You could open an incident with corsair.
See if they can't cross ship you a psu replacement.
 
Running prime for 20mins on any system should result in high temps, not in the 40's. Something seems wrong with the temp reporting if that's as high as you get. Even a $500 water loop would probably hit higher than 40 in prime for 20mins.

Hard to speculate, as said, being able to test different parts is what I would do and helpful to have like 10 different PC's with all different sockets, and chips in my house, but not ideal for someone without that. Possibly motherboard. Seeing as how you tried Linux, we can rule out windows and telling you to do a reinstall.

Myself, anytime I remove the cooler, I redo thermal paste, but the problem started beforehand, and afterwards.
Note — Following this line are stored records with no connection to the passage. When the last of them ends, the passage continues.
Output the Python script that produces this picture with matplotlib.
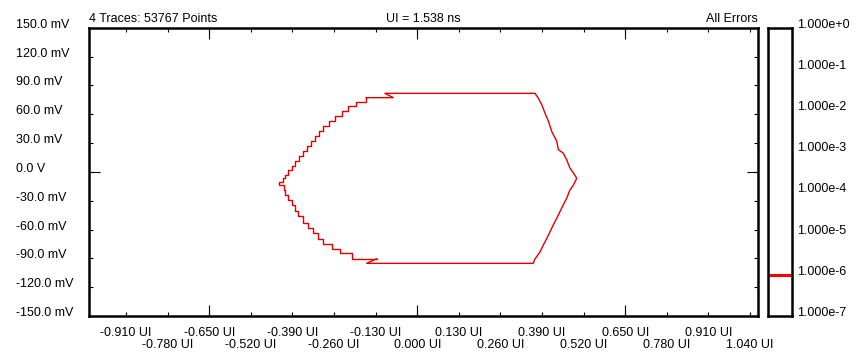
import matplotlib
matplotlib.use('Agg')
import matplotlib.pyplot as plt
import matplotlib.transforms as mtransforms
from matplotlib.ticker import NullLocator

plt.rcParams['font.family'] = ['Liberation Sans', 'DejaVu Sans']
plt.rcParams['axes.unicode_minus'] = False

#eye contour, left side is a staircase (drawn with steps)
stair_x = [-0.160, -0.192, -0.216, -0.236, -0.257, -0.275, -0.294, -0.306, -0.320,
           -0.333, -0.346, -0.358, -0.369, -0.382, -0.393, -0.403, -0.414, -0.419,
           -0.431,
           -0.417, -0.414, -0.403, -0.393, -0.382, -0.372, -0.356, -0.341, -0.325,
           -0.309, -0.294, -0.268, -0.242, -0.205, -0.127]
stair_y = [77.2, 72.4, 68.2, 63.3, 58.1, 52.9, 47.7, 42.5, 37.3,
           32.1, 26.9, 21.7, 16.5, 11.6, 6.1, 1.9, -2.8, -6.4,
           -10.6,
           -13.7, -18.6, -23.8, -29.0, -34.2, -40.7, -46.3, -53.2, -58.4,
           -63.6, -69.9, -74.8, -80.0, -84.4, -90.4]

#rest of contour: bottom notch, bottom line, right side, top line, top notch
outer_x = [-0.127, -0.158, 0.363, 0.366, 0.373, 0.384, 0.394, 0.405, 0.415, 0.425,
           0.441, 0.456, 0.467, 0.477, 0.488, 0.496, 0.498, 0.488, 0.477, 0.467,
           0.456, 0.441, 0.436, 0.420, 0.410, 0.399, 0.389, 0.378, 0.368, -0.101,
           -0.075, -0.160]
outer_y = [-90.4, -95.2, -95.2, -91.7, -88.3, -83.1, -76.1, -69.1, -62.3, -55.3,
           -44.9, -34.5, -27.5, -18.9, -13.7, -8.5, -6.4, -1.2, 4.0, 12.6,
           19.6, 23.0, 31.8, 42.2, 52.6, 61.2, 69.9, 76.8, 81.7, 81.7,
           77.2, 77.2]

xtick_vals = [-0.91, -0.78, -0.65, -0.52, -0.39, -0.26, -0.13, 0.0,
              0.13, 0.26, 0.39, 0.52, 0.65, 0.78, 0.91, 1.04]
xtick_labels = ['-0.910 UI', '-0.780 UI', '-0.650 UI', '-0.520 UI', '-0.390 UI',
                '-0.260 UI', '-0.130 UI', '0.000 UI', '0.130 UI', '0.260 UI',
                '0.390 UI', '0.520 UI', '0.650 UI', '0.780 UI', '0.910 UI', '1.040 UI']
ytick_vals = [150, 120, 90, 60, 30, 0, -30, -60, -90, -120, -150]
ytick_labels = ['150.0 mV', '120.0 mV', '90.0 mV', '60.0 mV', '30.0 mV', '0.0 V',
                '-30.0 mV', '-60.0 mV', '-90.0 mV', '-120.0 mV', '-150.0 mV']
ber_vals = [1e0, 1e-1, 1e-2, 1e-3, 1e-4, 1e-5, 1e-6, 1e-7]
ber_labels = ['1.000e+0', '1.000e-1', '1.000e-2', '1.000e-3',
              '1.000e-4', '1.000e-5', '1.000e-6', '1.000e-7']
ber_level = 1e-6

FS = 9
fig = plt.figure(figsize=(8.65, 3.52), dpi=100)
W, H = 865.0, 352.0

#main eye plot
ax = fig.add_axes([89.3/W, 36/H, 668.4/W, 288.3/H])
ax.plot(stair_x, stair_y, color='#e00000', lw=1.0, drawstyle='steps-pre')
ax.plot(outer_x, outer_y, color='#e00000', lw=1.0)
ax.set_xlim(-1.025, 1.064)
ax.set_ylim(-150, 150)

ax.set_xticks(xtick_vals)
ax.set_xticklabels(xtick_labels, fontsize=FS)
ax.set_yticks(ytick_vals)
ax.set_yticklabels(ytick_labels, fontsize=FS, ha='left', va='baseline')
#long ticks
ax.set_xticks([-0.65, 0.0, 0.65], minor=True)
ax.set_yticks([0], minor=True)
ax.xaxis.remove_overlapping_locs = False
ax.yaxis.remove_overlapping_locs = False
ax.tick_params(axis='x', which='major', direction='in', length=3, width=0.8,
               top=True, pad=8)
ax.tick_params(axis='y', which='major', direction='in', length=3, width=0.8,
               right=True, pad=53)
ax.tick_params(which='minor', direction='in', length=8, width=0.8,
               top=True, right=True, labelbottom=False, labelleft=False)
for s in ax.spines.values():
    s.set_linewidth(1.8)

#every second x label goes one row lower
down = mtransforms.ScaledTranslation(0, -0.12, fig.dpi_scale_trans)
for i, lab in enumerate(ax.get_xticklabels()):
    if i % 2 == 1:
        lab.set_transform(lab.get_transform() + down)

ax.text(0, 1.021, '4 Traces: 53767 Points', transform=ax.transAxes,
        ha='left', va='baseline', fontsize=FS)
ax.text(0.5, 1.021, 'UI = 1.538 ns', transform=ax.transAxes,
        ha='center', va='baseline', fontsize=FS)
ax.text(1, 1.021, 'All Errors', transform=ax.transAxes,
        ha='right', va='baseline', fontsize=FS)

#BER color scale
cax = fig.add_axes([768.3/W, 36/H, 23.4/W, 288.3/H])
cax.set_yscale('log')
cax.set_ylim(1e-7, 1e0)
cax.set_xlim(0, 1)
cax.axhline(ber_level, color='#ff0000', lw=2.2)
cax.set_xticks([])
cax.set_yticks(ber_vals)
cax.set_yticklabels(ber_labels, fontsize=FS, va='baseline')
cax.yaxis.set_minor_locator(NullLocator())
cax.tick_params(axis='y', left=False, right=True, labelleft=False,
                labelright=True, length=0, pad=3.6)
for s in cax.spines.values():
    s.set_linewidth(1.8)

fig.savefig('out.png', dpi=100)
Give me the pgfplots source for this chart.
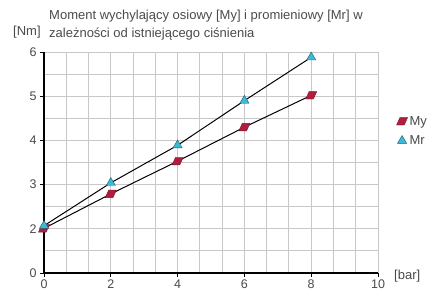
\documentclass[border=0pt]{standalone}
\usepackage{pgfplots}
\pgfplotsset{compat=1.18}
\usepackage{fontspec}
\setmainfont{Liberation Sans}
\definecolor{myc}{HTML}{B01E3F}
\definecolor{mrc}{HTML}{3CB9D6}
\definecolor{txt}{HTML}{4A4A4A}
\definecolor{gridc}{HTML}{C8C8C8}
\pgfdeclareplotmark{para}{%
  \pgfpathmoveto{\pgfpoint{-5.5pt}{-3.7pt}}%
  \pgfpathlineto{\pgfpoint{2.2pt}{-3.7pt}}%
  \pgfpathlineto{\pgfpoint{5.5pt}{3.7pt}}%
  \pgfpathlineto{\pgfpoint{-2.2pt}{3.7pt}}%
  \pgfpathclose
  \pgfusepathqfillstroke}
\begin{document}
\begin{tikzpicture}[x=1pt,y=1pt]
\useasboundingbox (0,0) rectangle (430,293);
\begin{axis}[
  at={(44pt,20pt)}, anchor=south west,
  scale only axis, width=334pt, height=221pt,
  xmin=0, xmax=10, ymin=1, ymax=6,
  axis x line*=bottom, axis y line*=left,
  xtick={0,2,4,6,8,10},
  ytick={1,2,3,4,5,6}, yticklabels={0,2,3,4,5,6},
  minor xtick={0.6667,1.3333,2,2.6667,3.3333,4,4.6667,5.3333,6,6.6667,7.3333,8,8.6667,9.3333,10},
  minor ytick={1.5,2,2.5,3,3.5,4,4.5,5,5.5,6},
  xmajorgrids=false, ymajorgrids=false, xminorgrids=true, yminorgrids=true,
  minor grid style={gridc, line width=1pt},
  minor tick length=0pt,
  major tick length=4pt,
  tick align=outside,
  major tick style={black, line width=1pt},
  axis line style={black, line width=1.2pt},
  ticklabel style={txt, font=\fontsize{12.5}{13}\selectfont},
  xticklabel style={yshift=1pt},
  /pgf/number format/assume math mode=true,
  clip=false,
  legend style={draw=none, fill=none, at={(1.055,0.72)}, anchor=north west,
    font=\fontsize{13}{14}\selectfont, text=txt, inner sep=0pt, row sep=5pt},
  legend cell align=left,
]
\addplot[black, line width=1pt, mark=para, mark options={fill=myc, draw=myc!70!black, line width=0.4pt}, forget plot]
  coordinates {(0,2.01) (2,2.79) (4,3.53) (6,4.30) (8,5.02)};
\addplot[black, line width=1pt, mark=triangle*, mark size=5.3pt, mark options={fill=mrc, draw=mrc!50!black, line width=0.4pt}, forget plot]
  coordinates {(0,2.07) (2,3.04) (4,3.89) (6,4.90) (8,5.88)};
\addlegendimage{only marks, mark=para, mark options={fill=myc, draw=myc!70!black, line width=0.4pt}}
\addlegendentry{My}
\addlegendimage{only marks, mark=triangle*, mark size=5.3pt, mark options={fill=mrc, draw=mrc!50!black, line width=0.4pt}}
\addlegendentry{Mr}
\end{axis}
\node[anchor=base west, text=txt, font=\fontsize{13}{14}\selectfont, inner sep=0pt] at (49,274)
  {Moment wychylający osiowy [My] i promieniowy [Mr] w};
\node[anchor=base west, text=txt, font=\fontsize{13}{14}\selectfont, inner sep=0pt] at (49,256)
  {zależności od istniejącego ciśnienia};
\node[anchor=base west, text=txt, font=\fontsize{13}{14}\selectfont, inner sep=0pt] at (13,258) {[Nm]};
\node[anchor=base west, text=txt, font=\fontsize{13}{14}\selectfont, inner sep=0pt] at (394,14) {[bar]};
\end{tikzpicture}
\end{document}
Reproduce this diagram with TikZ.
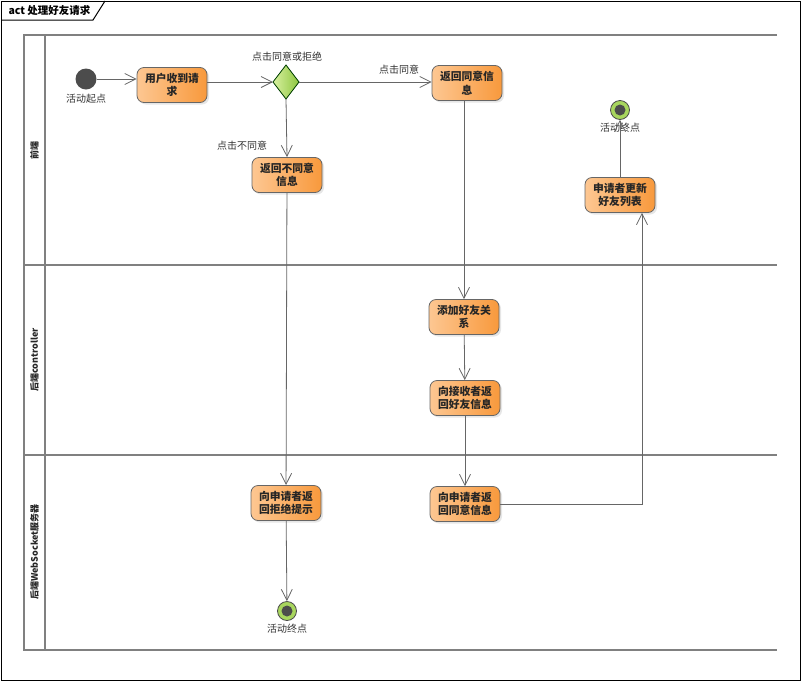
\documentclass[tikz,border=0pt]{standalone}
\usepackage{fontspec}
\setmainfont{Noto Sans CJK SC}
\usepackage{tikz}
\usetikzlibrary{arrows.meta,shadows}
\definecolor{actlight}{HTML}{FDC792}
\definecolor{actdark}{HTML}{F8993C}
\definecolor{declight}{HTML}{D8F0A0}
\definecolor{decdark}{HTML}{8DC63F}
\definecolor{endgreen}{HTML}{A8D65E}
\tikzset{
	action/.style={draw=black!60, line width=0.8pt, rounded corners=7pt, minimum width=70pt, minimum height=35pt, left color=actlight, right color=actdark, align=center, text=black!85, font=\bfseries\fontsize{10.8}{13.5}\selectfont, inner sep=2pt, drop shadow={shadow xshift=2pt, shadow yshift=-2pt, opacity=0.2}},
	decision/.style={left color=declight, right color=decdark},
	flow/.style={draw=black!60, line width=0.8pt, -{Straight Barb[length=11pt,width=11pt,line width=0.8pt]}},
	lane/.style={draw=black!50, line width=1.6pt},
	lanetext/.style={rotate=90, font=\bfseries\fontsize{9}{11}\selectfont, text=black!85},
	note/.style={font=\fontsize{10}{12}\selectfont, text=black!80}
}
\def\enddot(#1)(#2){\node[draw=black!70, line width=0.8pt, fill=endgreen, circle, minimum size=19pt, inner sep=0pt] (#2) at (#1) {};
	\fill[black!70] (#2) circle (5.5);}

\begin{document}
\begin{tikzpicture}[x=1pt, y=-1pt]
		%%%%% START %%%%%
		\useasboundingbox (0,0) rectangle (801,681);
		\draw[line width=1pt] (1,1) rectangle (800,680);
		\draw[line width=1pt] (1,20) -- (93,20) -- (105,1);
		\node[anchor=west, font=\bfseries\fontsize{10.5}{12}\selectfont] (title) at (5,11) {act 处理好友请求};
		
		% swimlanes
		\draw[lane] (777,35) -- (24,35) -- (24,650) -- (777,650);
		\draw[lane] (45,35) -- (45,650);
		\draw[lane] (24,265) -- (777,265);
		\draw[lane] (24,455) -- (777,455);
		\node[lanetext] (front) at (34.5,150) {前端};
		\node[lanetext] (ctrl) at (34.5,360) {后端controller};
		\node[lanetext] (ws) at (34.5,552) {后端WebSocket服务器};
		
		% nodes
		\node[circle, fill=black!70, minimum size=21pt, inner sep=0pt] (start) at (86,79) {};
		\node[note, below=1pt] (startlbl) at (start.south) {活动起点};
		\node[action] (recv) at (172,85) {用户收到请\\求};
		\coordinate (dec) at (286,82);
		\coordinate (decN) at (286,65);
		\coordinate (decE) at (299,82);
		\coordinate (decS) at (286,99);
		\coordinate (decW) at (273,82);
		\fill[decision] (decN) -- (decE) -- (decS) -- (decW) -- cycle;
		\draw[draw=black!50!green!50!black, line width=0.8pt] (decN) -- (decE) -- (decS) -- (decW) -- cycle;
		\node[note] (declbl) at (287,57) {点击同意或拒绝};
		\node[action] (agree) at (467,83) {返回同意信\\息};
		\node[note] (agreelbl) at (399,70) {点击同意};
		\node[action] (refuse) at (287,175) {返回不同意\\信息};
		\node[note] (refuselbl) at (242,146) {点击不同意};
		\enddot(620,110)(endtop)
		\node[note, below=0pt] (endtoplbl) at (endtop.south) {活动终点};
		\node[action] (update) at (620,195) {申请者更新\\好友列表};
		\node[action] (addrel) at (464,317) {添加好友关\\系};
		\node[action] (torecv) at (465,398) {向接收者返\\回好友信息};
		\node[action] (sendok) at (465,504) {向申请者返\\回同意信息};
		\node[action] (sendno) at (286,503) {向申请者返\\回拒绝提示};
		\enddot(287,611)(endbot)
		\node[note, below=0pt] (endbotlbl) at (endbot.south) {活动终点};
		
		% flows
		\draw[flow] (start) -- (recv.west |- start);
		\draw[flow] (recv.east |- dec) -- (decW);
		\draw[flow] (decE) -- (agree.west |- decE);
		\draw[flow] (decS) -- (refuse.north);
		\draw[flow] (agree.south -| addrel.north) -- (addrel.north);
		\draw[flow] (addrel) -- (torecv);
		\draw[flow] (torecv) -- (sendok);
		\coordinate (turn) at (642,504);
		\draw[flow] (sendok.east) -- (turn) -- (update.south -| turn);
		\draw[flow] (update) -- (endtop);
		\draw[flow] (refuse) -- (sendno);
		\draw[flow] (sendno) -- (endbot);
		%%%%% END %%%%%
\end{tikzpicture}
\end{document}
Possibly cold solder joint on the motherboard, I'm grasping. lol.
 
Thanks for all your answers. I will try to get a replacement PSU and motherboard and hopefully one of those will solve it.

A note on the Prime95 test: as it ran with turboboost disabled, the CPU only ran at 3.1GHz, so maybe that's why it didn't heat up as much. AFAIK my CPU cooler is also pretty overkill for this CPU. I also ran another longer run of about an hour. There it got up to 55 °C.

One last datapoint that I collected was to try installing the GPU again. With it, the system would still POST (I have a beeper installed), but I couldn't get an image on the screen (neither from windows nor from the BIOS). I guess this confirms that the CPU is not damaged, but the motherboard or the PSU (unless I somehow managed to damage the GPU in all of this testing, which I really hope is not the case 😳).